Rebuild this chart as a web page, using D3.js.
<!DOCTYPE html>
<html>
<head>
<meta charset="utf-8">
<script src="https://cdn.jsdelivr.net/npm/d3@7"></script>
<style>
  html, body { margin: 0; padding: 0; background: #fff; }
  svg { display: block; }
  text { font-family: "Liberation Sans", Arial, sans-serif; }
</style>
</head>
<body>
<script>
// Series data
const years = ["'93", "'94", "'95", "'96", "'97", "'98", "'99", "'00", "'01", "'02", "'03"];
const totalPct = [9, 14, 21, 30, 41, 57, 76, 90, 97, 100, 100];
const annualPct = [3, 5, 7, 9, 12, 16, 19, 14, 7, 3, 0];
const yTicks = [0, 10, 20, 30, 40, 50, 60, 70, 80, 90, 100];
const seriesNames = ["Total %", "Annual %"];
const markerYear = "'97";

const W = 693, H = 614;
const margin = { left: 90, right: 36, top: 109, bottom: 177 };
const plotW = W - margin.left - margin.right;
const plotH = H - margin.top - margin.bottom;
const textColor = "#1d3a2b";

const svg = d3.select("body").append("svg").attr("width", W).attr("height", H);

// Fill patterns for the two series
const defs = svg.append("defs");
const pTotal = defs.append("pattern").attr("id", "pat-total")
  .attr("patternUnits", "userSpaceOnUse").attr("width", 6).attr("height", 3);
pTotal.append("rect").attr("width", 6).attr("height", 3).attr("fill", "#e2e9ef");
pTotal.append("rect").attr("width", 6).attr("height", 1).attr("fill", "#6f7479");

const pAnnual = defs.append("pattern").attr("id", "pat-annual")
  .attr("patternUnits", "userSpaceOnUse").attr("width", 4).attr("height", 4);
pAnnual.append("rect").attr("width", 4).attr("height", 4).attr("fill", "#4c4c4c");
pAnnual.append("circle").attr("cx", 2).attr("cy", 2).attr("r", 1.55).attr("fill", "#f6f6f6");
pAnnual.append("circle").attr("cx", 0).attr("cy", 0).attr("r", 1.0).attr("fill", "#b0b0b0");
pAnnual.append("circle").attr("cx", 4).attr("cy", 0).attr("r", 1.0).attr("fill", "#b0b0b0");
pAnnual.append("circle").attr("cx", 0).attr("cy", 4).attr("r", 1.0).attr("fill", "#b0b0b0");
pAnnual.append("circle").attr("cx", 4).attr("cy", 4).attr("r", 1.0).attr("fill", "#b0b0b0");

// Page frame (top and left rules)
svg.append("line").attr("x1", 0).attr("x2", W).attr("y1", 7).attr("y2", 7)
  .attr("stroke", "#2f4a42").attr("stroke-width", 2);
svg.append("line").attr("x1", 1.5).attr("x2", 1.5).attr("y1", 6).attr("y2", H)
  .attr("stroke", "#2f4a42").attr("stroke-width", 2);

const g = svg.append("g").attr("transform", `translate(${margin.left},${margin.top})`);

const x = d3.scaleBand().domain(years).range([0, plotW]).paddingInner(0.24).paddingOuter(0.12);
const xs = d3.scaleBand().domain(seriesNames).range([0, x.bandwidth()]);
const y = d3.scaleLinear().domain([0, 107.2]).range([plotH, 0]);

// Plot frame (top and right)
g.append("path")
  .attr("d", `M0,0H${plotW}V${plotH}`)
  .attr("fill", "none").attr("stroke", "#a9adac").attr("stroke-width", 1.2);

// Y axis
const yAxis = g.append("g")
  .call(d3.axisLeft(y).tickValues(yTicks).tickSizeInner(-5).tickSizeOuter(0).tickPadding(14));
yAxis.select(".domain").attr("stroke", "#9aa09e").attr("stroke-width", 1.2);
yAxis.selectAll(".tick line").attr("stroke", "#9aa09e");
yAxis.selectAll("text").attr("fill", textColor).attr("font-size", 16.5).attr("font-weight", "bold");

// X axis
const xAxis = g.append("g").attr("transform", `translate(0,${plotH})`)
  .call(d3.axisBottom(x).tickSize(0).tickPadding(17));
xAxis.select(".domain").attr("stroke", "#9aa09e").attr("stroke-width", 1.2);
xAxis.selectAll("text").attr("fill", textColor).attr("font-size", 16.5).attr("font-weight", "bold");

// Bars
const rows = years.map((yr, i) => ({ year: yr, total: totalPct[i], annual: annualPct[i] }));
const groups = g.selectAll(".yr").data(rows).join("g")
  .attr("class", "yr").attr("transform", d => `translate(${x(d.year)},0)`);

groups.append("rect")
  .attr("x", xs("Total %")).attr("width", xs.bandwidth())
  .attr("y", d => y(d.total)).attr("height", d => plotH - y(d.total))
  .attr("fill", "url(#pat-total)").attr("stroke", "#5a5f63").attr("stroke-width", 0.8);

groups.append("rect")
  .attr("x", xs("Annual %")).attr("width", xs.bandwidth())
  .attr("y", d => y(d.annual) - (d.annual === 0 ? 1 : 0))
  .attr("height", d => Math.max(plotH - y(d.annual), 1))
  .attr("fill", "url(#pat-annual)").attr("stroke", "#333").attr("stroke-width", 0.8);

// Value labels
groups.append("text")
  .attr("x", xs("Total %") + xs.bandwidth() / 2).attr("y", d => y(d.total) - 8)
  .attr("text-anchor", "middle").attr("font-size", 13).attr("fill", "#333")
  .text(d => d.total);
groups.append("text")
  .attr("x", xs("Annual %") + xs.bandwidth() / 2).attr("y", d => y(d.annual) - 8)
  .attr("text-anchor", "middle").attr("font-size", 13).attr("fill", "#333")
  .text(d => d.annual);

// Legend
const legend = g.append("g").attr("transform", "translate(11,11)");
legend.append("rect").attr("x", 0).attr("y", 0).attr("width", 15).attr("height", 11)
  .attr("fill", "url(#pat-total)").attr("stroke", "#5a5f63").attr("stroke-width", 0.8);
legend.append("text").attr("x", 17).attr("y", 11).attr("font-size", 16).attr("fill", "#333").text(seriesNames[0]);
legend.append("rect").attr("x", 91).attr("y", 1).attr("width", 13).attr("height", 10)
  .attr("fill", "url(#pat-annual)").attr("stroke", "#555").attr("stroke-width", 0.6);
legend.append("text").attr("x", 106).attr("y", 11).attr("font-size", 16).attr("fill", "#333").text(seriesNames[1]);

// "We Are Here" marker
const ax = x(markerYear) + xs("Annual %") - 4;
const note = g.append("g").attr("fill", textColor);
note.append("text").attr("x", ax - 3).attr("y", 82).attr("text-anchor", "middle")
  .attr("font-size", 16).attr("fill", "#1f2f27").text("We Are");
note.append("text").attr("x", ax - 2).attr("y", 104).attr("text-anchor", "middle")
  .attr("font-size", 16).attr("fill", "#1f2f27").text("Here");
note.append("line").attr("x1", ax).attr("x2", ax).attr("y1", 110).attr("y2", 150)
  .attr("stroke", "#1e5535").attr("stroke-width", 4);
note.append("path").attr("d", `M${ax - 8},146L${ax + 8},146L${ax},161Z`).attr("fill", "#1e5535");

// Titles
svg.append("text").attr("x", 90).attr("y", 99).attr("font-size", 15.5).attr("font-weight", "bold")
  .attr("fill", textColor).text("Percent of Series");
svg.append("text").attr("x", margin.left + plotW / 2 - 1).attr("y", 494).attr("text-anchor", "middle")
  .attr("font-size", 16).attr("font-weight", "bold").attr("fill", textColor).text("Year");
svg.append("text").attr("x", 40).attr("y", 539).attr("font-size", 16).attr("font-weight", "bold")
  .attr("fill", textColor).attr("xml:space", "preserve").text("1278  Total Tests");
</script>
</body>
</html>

OBJECTIVE:
Give an exact repetition of all the material.

RESULT FOR THIS EXERCISE:
Rebuild this chart as a web page, using D3.js.
<!DOCTYPE html>
<html>
<head>
<meta charset="utf-8">
<script src="https://cdn.jsdelivr.net/npm/d3@7"></script>
<style>
  html, body { margin: 0; padding: 0; background: #fff; }
  svg { display: block; }
  text { font-family: "Liberation Sans", Arial, sans-serif; }
</style>
</head>
<body>
<script>
// Series data
const years = ["'93", "'94", "'95", "'96", "'97", "'98", "'99", "'00", "'01", "'02", "'03"];
const totalPct = [9, 14, 21, 30, 41, 57, 76, 90, 97, 100, 100];
const annualPct = [3, 5, 7, 9, 12, 16, 19, 14, 7, 3, 0];
const yTicks = [0, 10, 20, 30, 40, 50, 60, 70, 80, 90, 100];
const seriesNames = ["Total %", "Annual %"];
const markerYear = "'97";

const W = 693, H = 614;
const margin = { left: 90, right: 36, top: 109, bottom: 177 };
const plotW = W - margin.left - margin.right;
const plotH = H - margin.top - margin.bottom;
const textColor = "#1d3a2b";

const svg = d3.select("body").append("svg").attr("width", W).attr("height", H);

// Fill patterns for the two series
const defs = svg.append("defs");
const pTotal = defs.append("pattern").attr("id", "pat-total")
  .attr("patternUnits", "userSpaceOnUse").attr("width", 6).attr("height", 3);
pTotal.append("rect").attr("width", 6).attr("height", 3).attr("fill", "#e2e9ef");
pTotal.append("rect").attr("width", 6).attr("height", 1).attr("fill", "#6f7479");

const pAnnual = defs.append("pattern").attr("id", "pat-annual")
  .attr("patternUnits", "userSpaceOnUse").attr("width", 4).attr("height", 4);
pAnnual.append("rect").attr("width", 4).attr("height", 4).attr("fill", "#4c4c4c");
pAnnual.append("circle").attr("cx", 2).attr("cy", 2).attr("r", 1.55).attr("fill", "#f6f6f6");
pAnnual.append("circle").attr("cx", 0).attr("cy", 0).attr("r", 1.0).attr("fill", "#b0b0b0");
pAnnual.append("circle").attr("cx", 4).attr("cy", 0).attr("r", 1.0).attr("fill", "#b0b0b0");
pAnnual.append("circle").attr("cx", 0).attr("cy", 4).attr("r", 1.0).attr("fill", "#b0b0b0");
pAnnual.append("circle").attr("cx", 4).attr("cy", 4).attr("r", 1.0).attr("fill", "#b0b0b0");

// Page frame (top and left rules)
svg.append("line").attr("x1", 0).attr("x2", W).attr("y1", 7).attr("y2", 7)
  .attr("stroke", "#2f4a42").attr("stroke-width", 2);
svg.append("line").attr("x1", 1.5).attr("x2", 1.5).attr("y1", 6).attr("y2", H)
  .attr("stroke", "#2f4a42").attr("stroke-width", 2);

const g = svg.append("g").attr("transform", `translate(${margin.left},${margin.top})`);

const x = d3.scaleBand().domain(years).range([0, plotW]).paddingInner(0.24).paddingOuter(0.12);
const xs = d3.scaleBand().domain(seriesNames).range([0, x.bandwidth()]);
const y = d3.scaleLinear().domain([0, 107.2]).range([plotH, 0]);

// Plot frame (top and right)
g.append("path")
  .attr("d", `M0,0H${plotW}V${plotH}`)
  .attr("fill", "none").attr("stroke", "#a9adac").attr("stroke-width", 1.2);

// Y axis
const yAxis = g.append("g")
  .call(d3.axisLeft(y).tickValues(yTicks).tickSizeInner(-5).tickSizeOuter(0).tickPadding(14));
yAxis.select(".domain").attr("stroke", "#9aa09e").attr("stroke-width", 1.2);
yAxis.selectAll(".tick line").attr("stroke", "#9aa09e");
yAxis.selectAll("text").attr("fill", textColor).attr("font-size", 16.5).attr("font-weight", "bold");

// X axis
const xAxis = g.append("g").attr("transform", `translate(0,${plotH})`)
  .call(d3.axisBottom(x).tickSize(0).tickPadding(17));
xAxis.select(".domain").attr("stroke", "#9aa09e").attr("stroke-width", 1.2);
xAxis.selectAll("text").attr("fill", textColor).attr("font-size", 16.5).attr("font-weight", "bold");

// Bars
const rows = years.map((yr, i) => ({ year: yr, total: totalPct[i], annual: annualPct[i] }));
const groups = g.selectAll(".yr").data(rows).join("g")
  .attr("class", "yr").attr("transform", d => `translate(${x(d.year)},0)`);

groups.append("rect")
  .attr("x", xs("Total %")).attr("width", xs.bandwidth())
  .attr("y", d => y(d.total)).attr("height", d => plotH - y(d.total))
  .attr("fill", "url(#pat-total)").attr("stroke", "#5a5f63").attr("stroke-width", 0.8);

groups.append("rect")
  .attr("x", xs("Annual %")).attr("width", xs.bandwidth())
  .attr("y", d => y(d.annual) - (d.annual === 0 ? 1 : 0))
  .attr("height", d => Math.max(plotH - y(d.annual), 1))
  .attr("fill", "url(#pat-annual)").attr("stroke", "#333").attr("stroke-width", 0.8);

// Value labels
groups.append("text")
  .attr("x", xs("Total %") + xs.bandwidth() / 2).attr("y", d => y(d.total) - 8)
  .attr("text-anchor", "middle").attr("font-size", 13).attr("fill", "#333")
  .text(d => d.total);
groups.append("text")
  .attr("x", xs("Annual %") + xs.bandwidth() / 2).attr("y", d => y(d.annual) - 8)
  .attr("text-anchor", "middle").attr("font-size", 13).attr("fill", "#333")
  .text(d => d.annual);

// Legend
const legend = g.append("g").attr("transform", "translate(11,11)");
legend.append("rect").attr("x", 0).attr("y", 0).attr("width", 15).attr("height", 11)
  .attr("fill", "url(#pat-total)").attr("stroke", "#5a5f63").attr("stroke-width", 0.8);
legend.append("text").attr("x", 17).attr("y", 11).attr("font-size", 16).attr("fill", "#333").text(seriesNames[0]);
legend.append("rect").attr("x", 91).attr("y", 1).attr("width", 13).attr("height", 10)
  .attr("fill", "url(#pat-annual)").attr("stroke", "#555").attr("stroke-width", 0.6);
legend.append("text").attr("x", 106).attr("y", 11).attr("font-size", 16).attr("fill", "#333").text(seriesNames[1]);

// "We Are Here" marker
const ax = x(markerYear) + xs("Annual %") - 4;
const note = g.append("g").attr("fill", textColor);
note.append("text").attr("x", ax - 3).attr("y", 82).attr("text-anchor", "middle")
  .attr("font-size", 16).attr("fill", "#1f2f27").text("We Are");
note.append("text").attr("x", ax - 2).attr("y", 104).attr("text-anchor", "middle")
  .attr("font-size", 16).attr("fill", "#1f2f27").text("Here");
note.append("line").attr("x1", ax).attr("x2", ax).attr("y1", 110).attr("y2", 150)
  .attr("stroke", "#1e5535").attr("stroke-width", 4);
note.append("path").attr("d", `M${ax - 8},146L${ax + 8},146L${ax},161Z`).attr("fill", "#1e5535");

// Titles
svg.append("text").attr("x", 90).attr("y", 99).attr("font-size", 15.5).attr("font-weight", "bold")
  .attr("fill", textColor).text("Percent of Series");
svg.append("text").attr("x", margin.left + plotW / 2 - 1).attr("y", 494).attr("text-anchor", "middle")
  .attr("font-size", 16).attr("font-weight", "bold").attr("fill", textColor).text("Year");
svg.append("text").attr("x", 40).attr("y", 539).attr("font-size", 16).attr("font-weight", "bold")
  .attr("fill", textColor).attr("xml:space", "preserve").text("1278  Total Tests");
</script>
</body>
</html>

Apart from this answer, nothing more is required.